-- START --

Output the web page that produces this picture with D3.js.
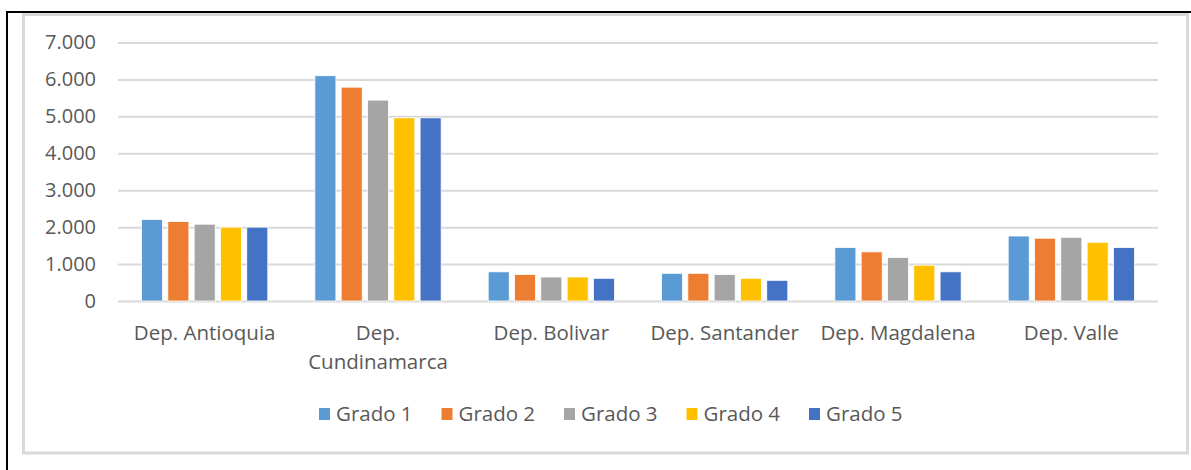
<!DOCTYPE html>
<html>
<head>
<meta charset="utf-8">
<script src="https://cdn.jsdelivr.net/npm/d3@7.9.0/dist/d3.min.js"></script>
<style>
  body { margin: 0; background: #fff; }
  svg { display: block; }
  text { font-family: "Open Sans", sans-serif; fill: #595959; }
</style>
</head>
<body>
<div id="chart"></div>
<script>
// departments and grade series
const departments = ['Dep. Antioquia', 'Dep. Cundinamarca', 'Dep. Bolivar', 'Dep. Santander', 'Dep. Magdalena', 'Dep. Valle'];
const grades = ['Grado 1', 'Grado 2', 'Grado 3', 'Grado 4', 'Grado 5'];
const grado1 = [2210, 6100, 790, 750, 1450, 1760];
const grado2 = [2150, 5790, 720, 750, 1330, 1700];
const grado3 = [2080, 5440, 650, 720, 1180, 1725];
const grado4 = [2000, 4960, 650, 615, 970, 1590];
const grado5 = [2000, 4960, 615, 560, 790, 1450];
const yTicks = [0, 1000, 2000, 3000, 4000, 5000, 6000, 7000];
const colors = ['#5B9BD5', '#ED7D31', '#A5A5A5', '#FFC000', '#4472C4'];

const seriesValues = [grado1, grado2, grado3, grado4, grado5];
const rows = departments.map((dep, i) => ({
  dep,
  values: grades.map((g, j) => ({ grade: g, value: seriesValues[j][i] }))
}));

const width = 1191, height = 470;
const plot = { left: 118, right: 1158, top: 42.5, bottom: 301 };

const svg = d3.select('#chart').append('svg')
  .attr('width', width)
  .attr('height', height);

// outer frame (black lines on top and left)
svg.append('line').attr('x1', 6).attr('x2', width).attr('y1', 12).attr('y2', 12)
  .attr('stroke', '#000').attr('stroke-width', 2);
svg.append('line').attr('x1', 7).attr('x2', 7).attr('y1', 11).attr('y2', height)
  .attr('stroke', '#000').attr('stroke-width', 2);

// chart area border
svg.append('rect')
  .attr('x', 23.5).attr('y', 14.5)
  .attr('width', 1187.5 - 23.5).attr('height', 453 - 14.5)
  .attr('fill', 'none').attr('stroke', '#D9D9D9').attr('stroke-width', 3);

const x0 = d3.scaleBand().domain(departments).range([plot.left, plot.right]).padding(0);
const groupW = x0.bandwidth();
const inner = 126.3;
const x1 = d3.scaleBand().domain(grades)
  .range([(groupW - inner) / 2, (groupW + inner) / 2])
  .paddingInner(0.2).paddingOuter(0);
const y = d3.scaleLinear().domain([0, 7000]).range([plot.bottom, plot.top]);
const color = d3.scaleOrdinal().domain(grades).range(colors);

// gridlines
svg.append('g')
  .attr('class', 'gridlines')
  .attr('transform', `translate(${plot.left},0)`)
  .call(d3.axisLeft(y).tickValues(yTicks).tickFormat('').tickSize(-(plot.right - plot.left)))
  .call(g => g.select('.domain').remove())
  .call(g => g.selectAll('line').attr('stroke', '#D9D9D9').attr('stroke-width', 2));

// y labels
const fmt = d => d === 0 ? '0' : d3.format(',')(d).replace(/,/g, '.');
svg.append('g')
  .attr('transform', 'translate(96,0)')
  .call(d3.axisLeft(y).tickValues(yTicks).tickFormat(fmt).tickSize(0).tickPadding(0))
  .call(g => g.select('.domain').remove())
  .call(g => g.selectAll('text')
    .style('font-family', '"Open Sans", sans-serif')
    .attr('font-size', 20).attr('fill', '#595959'));

// bars
const groups = svg.append('g').selectAll('g')
  .data(rows)
  .join('g')
  .attr('transform', d => `translate(${x0(d.dep)},0)`);

groups.selectAll('rect')
  .data(d => d.values)
  .join('rect')
  .attr('x', d => x1(d.grade))
  .attr('width', x1.bandwidth())
  .attr('y', d => y(d.value))
  .attr('height', d => y(0) - y(d.value))
  .attr('fill', d => color(d.grade))
  .attr('stroke', '#fff')
  .attr('stroke-width', 0.8);

// category labels (wrapped the way the picture shows)
const labelLines = d => d === 'Dep. Cundinamarca' ? ['Dep.', 'Cundinamarca'] : [d];
svg.append('g').selectAll('text')
  .data(departments)
  .join('text')
  .attr('x', d => x0(d) + groupW / 2)
  .attr('y', 340)
  .attr('text-anchor', 'middle')
  .attr('font-size', 20.5)
  .selectAll('tspan')
  .data(d => labelLines(d))
  .join('tspan')
  .attr('x', function () { return d3.select(this.parentNode).attr('x'); })
  .attr('dy', (d, i) => i === 0 ? 0 : 29)
  .text(d => d);

// legend
const legend = svg.append('g').selectAll('g')
  .data(grades)
  .join('g')
  .attr('transform', (d, i) => `translate(${319 + i * 122.5},408)`);
legend.append('rect')
  .attr('width', 11).attr('height', 12)
  .attr('fill', d => color(d));
legend.append('text')
  .attr('x', 17).attr('y', 13)
  .attr('font-size', 20.5)
  .text(d => d);
</script>
</body>
</html>
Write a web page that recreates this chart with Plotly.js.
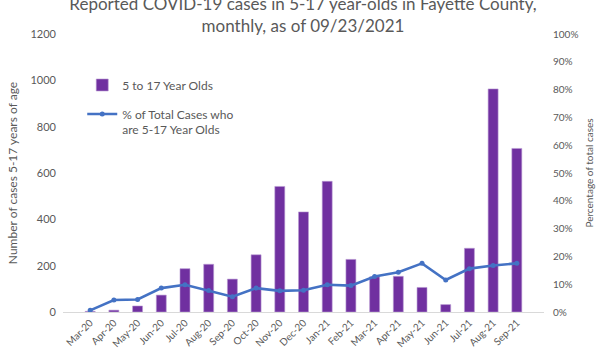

-- END --

* Stated exercise
Pictures are excluded; copy every other part of the records exactly.

* Exercise response
Output the web page that produces this picture with D3.js.
<!DOCTYPE html>
<html>
<head>
<meta charset="utf-8">
<script src="https://cdn.jsdelivr.net/npm/d3@7.9.0/dist/d3.min.js"></script>
<style>
  body { margin: 0; background: #fff; }
  svg { display: block; }
  text { font-family: "Open Sans", sans-serif; fill: #595959; }
</style>
</head>
<body>
<div id="chart"></div>
<script>
// departments and grade series
const departments = ['Dep. Antioquia', 'Dep. Cundinamarca', 'Dep. Bolivar', 'Dep. Santander', 'Dep. Magdalena', 'Dep. Valle'];
const grades = ['Grado 1', 'Grado 2', 'Grado 3', 'Grado 4', 'Grado 5'];
const grado1 = [2210, 6100, 790, 750, 1450, 1760];
const grado2 = [2150, 5790, 720, 750, 1330, 1700];
const grado3 = [2080, 5440, 650, 720, 1180, 1725];
const grado4 = [2000, 4960, 650, 615, 970, 1590];
const grado5 = [2000, 4960, 615, 560, 790, 1450];
const yTicks = [0, 1000, 2000, 3000, 4000, 5000, 6000, 7000];
const colors = ['#5B9BD5', '#ED7D31', '#A5A5A5', '#FFC000', '#4472C4'];

const seriesValues = [grado1, grado2, grado3, grado4, grado5];
const rows = departments.map((dep, i) => ({
  dep,
  values: grades.map((g, j) => ({ grade: g, value: seriesValues[j][i] }))
}));

const width = 1191, height = 470;
const plot = { left: 118, right: 1158, top: 42.5, bottom: 301 };

const svg = d3.select('#chart').append('svg')
  .attr('width', width)
  .attr('height', height);

// outer frame (black lines on top and left)
svg.append('line').attr('x1', 6).attr('x2', width).attr('y1', 12).attr('y2', 12)
  .attr('stroke', '#000').attr('stroke-width', 2);
svg.append('line').attr('x1', 7).attr('x2', 7).attr('y1', 11).attr('y2', height)
  .attr('stroke', '#000').attr('stroke-width', 2);

// chart area border
svg.append('rect')
  .attr('x', 23.5).attr('y', 14.5)
  .attr('width', 1187.5 - 23.5).attr('height', 453 - 14.5)
  .attr('fill', 'none').attr('stroke', '#D9D9D9').attr('stroke-width', 3);

const x0 = d3.scaleBand().domain(departments).range([plot.left, plot.right]).padding(0);
const groupW = x0.bandwidth();
const inner = 126.3;
const x1 = d3.scaleBand().domain(grades)
  .range([(groupW - inner) / 2, (groupW + inner) / 2])
  .paddingInner(0.2).paddingOuter(0);
const y = d3.scaleLinear().domain([0, 7000]).range([plot.bottom, plot.top]);
const color = d3.scaleOrdinal().domain(grades).range(colors);

// gridlines
svg.append('g')
  .attr('class', 'gridlines')
  .attr('transform', `translate(${plot.left},0)`)
  .call(d3.axisLeft(y).tickValues(yTicks).tickFormat('').tickSize(-(plot.right - plot.left)))
  .call(g => g.select('.domain').remove())
  .call(g => g.selectAll('line').attr('stroke', '#D9D9D9').attr('stroke-width', 2));

// y labels
const fmt = d => d === 0 ? '0' : d3.format(',')(d).replace(/,/g, '.');
svg.append('g')
  .attr('transform', 'translate(96,0)')
  .call(d3.axisLeft(y).tickValues(yTicks).tickFormat(fmt).tickSize(0).tickPadding(0))
  .call(g => g.select('.domain').remove())
  .call(g => g.selectAll('text')
    .style('font-family', '"Open Sans", sans-serif')
    .attr('font-size', 20).attr('fill', '#595959'));

// bars
const groups = svg.append('g').selectAll('g')
  .data(rows)
  .join('g')
  .attr('transform', d => `translate(${x0(d.dep)},0)`);

groups.selectAll('rect')
  .data(d => d.values)
  .join('rect')
  .attr('x', d => x1(d.grade))
  .attr('width', x1.bandwidth())
  .attr('y', d => y(d.value))
  .attr('height', d => y(0) - y(d.value))
  .attr('fill', d => color(d.grade))
  .attr('stroke', '#fff')
  .attr('stroke-width', 0.8);

// category labels (wrapped the way the picture shows)
const labelLines = d => d === 'Dep. Cundinamarca' ? ['Dep.', 'Cundinamarca'] : [d];
svg.append('g').selectAll('text')
  .data(departments)
  .join('text')
  .attr('x', d => x0(d) + groupW / 2)
  .attr('y', 340)
  .attr('text-anchor', 'middle')
  .attr('font-size', 20.5)
  .selectAll('tspan')
  .data(d => labelLines(d))
  .join('tspan')
  .attr('x', function () { return d3.select(this.parentNode).attr('x'); })
  .attr('dy', (d, i) => i === 0 ? 0 : 29)
  .text(d => d);

// legend
const legend = svg.append('g').selectAll('g')
  .data(grades)
  .join('g')
  .attr('transform', (d, i) => `translate(${319 + i * 122.5},408)`);
legend.append('rect')
  .attr('width', 11).attr('height', 12)
  .attr('fill', d => color(d));
legend.append('text')
  .attr('x', 17).attr('y', 13)
  .attr('font-size', 20.5)
  .text(d => d);
</script>
</body>
</html>
Write a web page that recreates this chart with Plotly.js.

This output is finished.